What George Soros said, and what the press said he said...
"GEORGE SOROS warns gold is now the 'ultimate bubble'," ran the Daily Telegraph headline.
What Soros actually said was:
"When interest rates are low we have conditions for asset bubbles to develop, and they are developing at the moment. The ultimate asset bubble is gold."
I don't know what was in the great man's head when he said this, but it's just possible he was making rather more accurate use of the English language than The Daily Telegraph - who inserted the 'now' themselves.
"Ultimate" means final. It does not mean "mother-of-all" except near the Thames Estuary, an area made popular with journalists by its proximity to their factories, but not the sort of place an Hungarian hedge fund manager would hang out.

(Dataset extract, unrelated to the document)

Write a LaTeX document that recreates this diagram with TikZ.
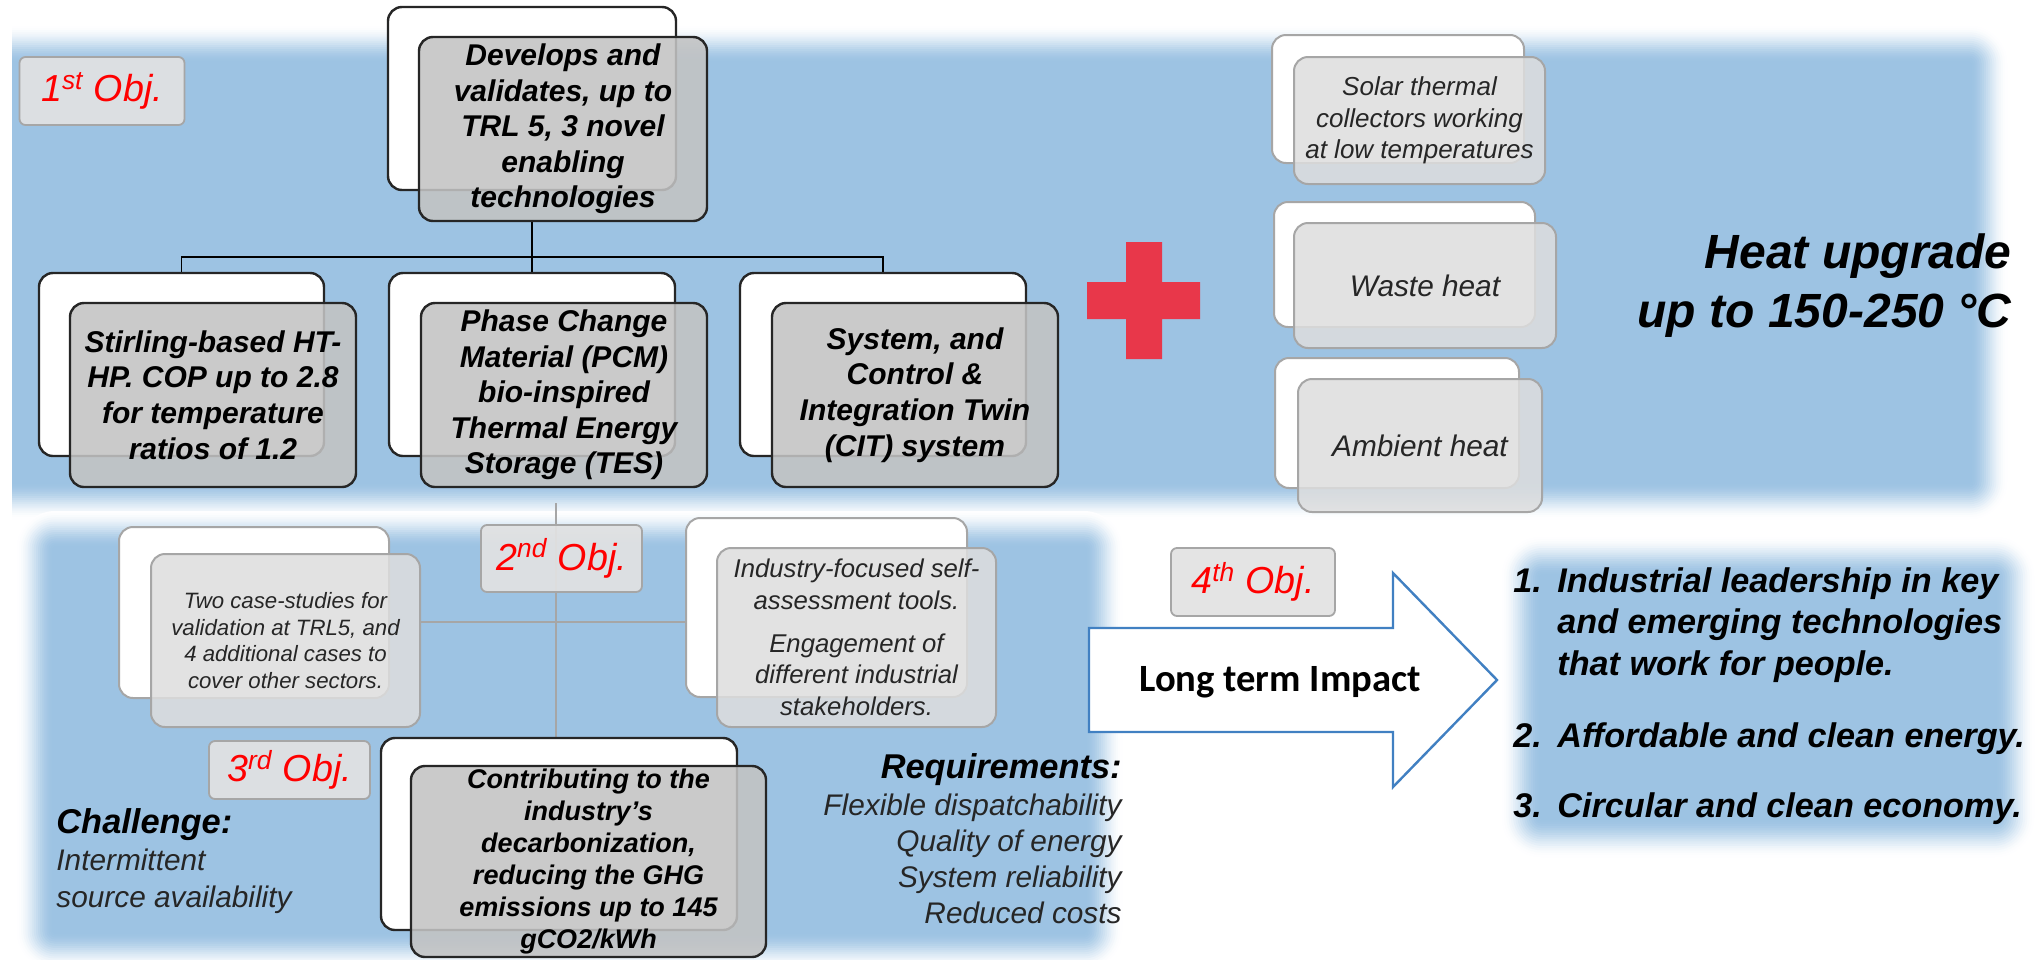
\documentclass[tikz,border=0pt]{standalone}
\usepackage{fontspec}
\setmainfont{Liberation Sans}
\newfontfamily\calibfont{Carlito}
\usetikzlibrary{calc}

\definecolor{bandblue}{HTML}{9DC3E3}
\definecolor{boxgray}{HTML}{C3C3C3}
\definecolor{palegray}{HTML}{DEDEDE}
\definecolor{edgegray}{HTML}{A6A6A6}
\definecolor{objfill}{HTML}{E2E2E2}
\definecolor{objred}{HTML}{FF0000}
\definecolor{plusred}{HTML}{E8374A}
\definecolor{arrowblue}{HTML}{4180C2}
\definecolor{inkdark}{HTML}{262626}

\newcommand{\fsz}[2]{\fontsize{#1}{#2}\selectfont}

\pgfdeclarelayer{bands}
\pgfdeclarelayer{links}
\pgfsetlayers{bands,links,main}

% blue panel with soft edges: corners (#1,#2)-(#3,#4), fade width #5;
% drawn as nested solid rectangles, outermost palest
\newcommand{\softpanel}[5]{%
  \foreach \k in {1,...,18}{%
    \pgfmathsetmacro{\ee}{#5*(0.5-(\k-1)/18)}%
    \pgfmathsetmacro{\tt}{\k/18}%
    \pgfmathsetmacro{\pc}{100*(3*\tt*\tt-2*\tt*\tt*\tt)}%
    \pgfmathsetmacro{\rr}{max(0.5,0.5*(\ee+#5/2))}%
    \fill[bandblue!\pc!white, rounded corners=\rr pt]
      ({#1-(\ee)},{#2-(\ee)}) rectangle ({#3+(\ee)},{#4+(\ee)});
  }}

\tikzset{
  darkback/.style={draw=inkdark, line width=1.2pt, fill=white, rounded corners=7pt, inner sep=0pt},
  darkfront/.style={draw=inkdark, line width=1.2pt, fill=boxgray, fill opacity=0.88, text opacity=1,
    rounded corners=7pt, inner sep=0pt, align=center, font=\bfseries\itshape\fsz{15}{17.8}},
  lightback/.style={draw=edgegray, line width=1pt, fill=white, rounded corners=7pt, inner sep=0pt},
  lightfront/.style={draw=edgegray, line width=1pt, fill=palegray, fill opacity=0.85, text opacity=1,
    rounded corners=7pt, inner sep=0pt, align=center, text=inkdark, font=\itshape},
  objbox/.style={draw=edgegray, line width=0.9pt, fill=objfill, fill opacity=0.92, text opacity=1,
    rounded corners=3pt, inner sep=0pt, text=objred, font=\itshape\fsz{18.8}{22}},
  treeline/.style={draw=black, line width=0.75pt},
  crossline/.style={draw=edgegray, line width=0.9pt},
  freetext/.style={inner sep=0pt, anchor=base west},
  heat/.style={inner sep=0pt, anchor=base east, font=\bfseries\itshape\fsz{24}{29.5}},
  listtxt/.style={freetext, font=\bfseries\itshape\fsz{17.1}{20.25}},
  reqline/.style={inner sep=0pt, anchor=base east, text=inkdark, font=\itshape\fsz{14.9}{18}},
  impactarrow/.style={draw=arrowblue, line width=1.2pt, fill=white, line join=miter}
}

\begin{document}
\begin{tikzpicture}[x=0.5pt, y=-0.5pt]
\useasboundingbox (0,0) rectangle (2038,959);

\begin{pgfonlayer}{bands}
  \fill[white] (0,0) rectangle (2038,959);
  \begin{scope}
    \clip (12,0) rectangle (2038,959);
    \softpanel{-30}{45}{1988}{500}{38}
  \end{scope}
  \softpanel{36}{530}{1103}{950}{38}
  \softpanel{1522}{557}{2014}{837}{40}
\end{pgfonlayer}

% ---- objective 1: technologies tree ----
\node[darkback, minimum width=144pt, minimum height=91.5pt] (A0) at (532,98.5) {};
\node[darkfront, minimum width=144pt, minimum height=92pt] (A) at (563,129)
  {Develops and\\validates, up to\\TRL 5, 3 novel\\enabling\\technologies};

\node[darkback, minimum width=142.5pt, minimum height=91.5pt] (B0) at (181.5,364.5) {};
\node[darkfront, minimum width=143pt, minimum height=92pt] (B) at (213,395)
  {Stirling-based HT-\\HP. COP up to 2.8\\for temperature\\ratios of 1.2};

\node[darkback, minimum width=143pt, minimum height=91.5pt] (C0) at (532,364.5) {};
\node[darkfront, minimum width=143pt, minimum height=92pt] (C) at (564,395)
  {Phase Change\\Material (PCM)\\bio-inspired\\Thermal Energy\\Storage (TES)};

\node[darkback, minimum width=143pt, minimum height=91.5pt] (D0) at (883,364.5) {};
\node[darkfront, minimum width=143pt, minimum height=92pt] (D) at (915,395)
  {System, and\\Control \&\\Integration Twin\\(CIT) system};

\coordinate (busy) at (0,257);
\begin{pgfonlayer}{links}
  \draw[treeline] (A0.south |- A.south) -- (A0.south |- busy);
  \draw[treeline] (B0.north) |- (A0.south |- busy) -| (D0.north);
  \draw[treeline] (A0.south |- busy) -- (C0.north);
\end{pgfonlayer}

\node[objbox, minimum width=82.5pt, minimum height=34pt] (o1) at (102,91) {1\textsuperscript{st} Obj.};

% ---- heat sources ----
\fill[plusred] (1126,242) rectangle (1162,359) (1087,282) rectangle (1200,319);

\node[lightback, minimum width=126pt, minimum height=64pt] (S0) at (1398,99) {};
\node[lightfront, minimum width=125.5pt, minimum height=63.5pt, font=\itshape\fsz{13}{15.75}] (S) at (1419.5,120.5)
  {Solar thermal\\collectors working\\at low temperatures};

\node[lightback, minimum width=130.5pt, minimum height=62.5pt] (W0) at (1404.5,264.5) {};
\node[lightfront, minimum width=131pt, minimum height=62.5pt, font=\itshape\fsz{14.9}{18}] (W) at (1425,285.5) {Waste heat};

\node[lightback, minimum width=122pt, minimum height=65pt] (M0) at (1397,423) {};
\node[lightfront, minimum width=122pt, minimum height=66.5pt, font=\itshape\fsz{14.9}{18}] (M) at (1420,445.5) {Ambient heat};

\node[heat] (h1) at (2012,268) {Heat upgrade};
\node[heat] (h2) at (2012,327) {up to 150-250 °C};

% ---- objectives 2 and 3 ----
\node[lightback, minimum width=135pt, minimum height=85.5pt] (F0) at (254,612.5) {};
\node[lightfront, minimum width=134.5pt, minimum height=86.5pt, font=\itshape\fsz{11.1}{13.35}] (F) at (285.5,640.5)
  {Two case-studies for\\validation at TRL5, and\\4 additional cases to\\cover other sectors.};

\node[lightback, minimum width=140.5pt, minimum height=89.5pt] (G0) at (826.5,607.5) {};
\node[lightfront, minimum width=139.5pt, minimum height=89.5pt, font=\itshape\fsz{12.85}{15.75}] (G) at (856.5,637.5)
  {Industry-focused self-\\assessment tools.\\[5.75pt]Engagement of\\different industrial\\stakeholders.};

\node[darkback, minimum width=178pt, minimum height=96pt] (E0) at (559,834) {};
\node[darkfront, minimum width=177.5pt, minimum height=95.5pt, font=\bfseries\itshape\fsz{13.5}{16}] (E) at (588.5,861.5)
  {Contributing to the\\industry’s\\decarbonization,\\reducing the GHG\\emissions up to 145\\gCO2/kWh};

\coordinate (vtop) at (556,503);
\coordinate (hy) at (0,622);
\begin{pgfonlayer}{links}
  \draw[crossline] (vtop) -- (vtop |- E0.north);
  \draw[crossline] (F.east |- hy) -- (G0.west |- hy);
\end{pgfonlayer}

\node[objbox, minimum width=80.5pt, minimum height=33.5pt] (o2) at (561.5,558.5) {2\textsuperscript{nd} Obj.};
\node[objbox, minimum width=80.5pt, minimum height=29pt] (o3) at (289.5,770) {3\textsuperscript{rd} Obj.};

\node[freetext, font=\bfseries\itshape\fsz{17.2}{20}] (ch) at (56,833) {Challenge:};
\node[freetext, text=inkdark, font=\itshape\fsz{14.9}{18}] (ch1) at (56,870) {Intermittent};
\node[freetext, text=inkdark, font=\itshape\fsz{14.9}{18}] (ch2) at (56,907) {source availability};

\node[inner sep=0pt, anchor=base east, font=\bfseries\itshape\fsz{17.2}{20}] (rq) at (1122,778) {Requirements:};
\node[reqline] (rq1) at (1122,815) {Flexible dispatchability};
\node[reqline] (rq2) at (1122,851) {Quality of energy};
\node[reqline] (rq3) at (1122,887) {System reliability};
\node[reqline] (rq4) at (1122,923) {Reduced costs};

% ---- objective 4: long term impact ----
\node[objbox, minimum width=82pt, minimum height=34pt] (o4) at (1253,582) {4\textsuperscript{th} Obj.};
\draw[impactarrow] (1089,628) -- (1393,628) -- (1393,573) -- (1497,680) -- (1393,787) -- (1393,732) -- (1089,732) -- cycle;
\node[font=\calibfont\bfseries\fsz{19.3}{23}] (lt) at (1280,682) {Long term Impact};

\node[listtxt] (l1n) at (1513,592) {1.};
\node[listtxt] (l1a) at (1557,592) {Industrial leadership in key};
\node[listtxt] (l1b) at (1557,633) {and emerging technologies};
\node[listtxt] (l1c) at (1557,675) {that work for people.};
\node[listtxt] (l2n) at (1513,747) {2.};
\node[listtxt] (l2) at (1557,747) {Affordable and clean energy.};
\node[listtxt] (l3n) at (1513,817) {3.};
\node[listtxt] (l3) at (1557,817) {Circular and clean economy.};
\end{tikzpicture}
\end{document}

Mr Soros of course would be correct in saying that the final asset bubble in a string of asset bubbles tends to be gold. But since an estuarine interpretation inverts the guru's advice, you will need to decide for yourself which he meant. So here's some data:
- At the culmination of the string of asset bubbles which popped in 1929, physical gold multiplied its investment purchasing power by 17 times in the subsequent five years.
- In the 1970s - after gold's use as a brake on currency production was abandoned - its investment purchasing power multiplied 15 times in nine years.
- From its 'ultimate' low in 2000 gold is up about four times - unremarkable next to the recent performance of other asset classes.
If gold is in a bubble, it's not going to make much of a pop.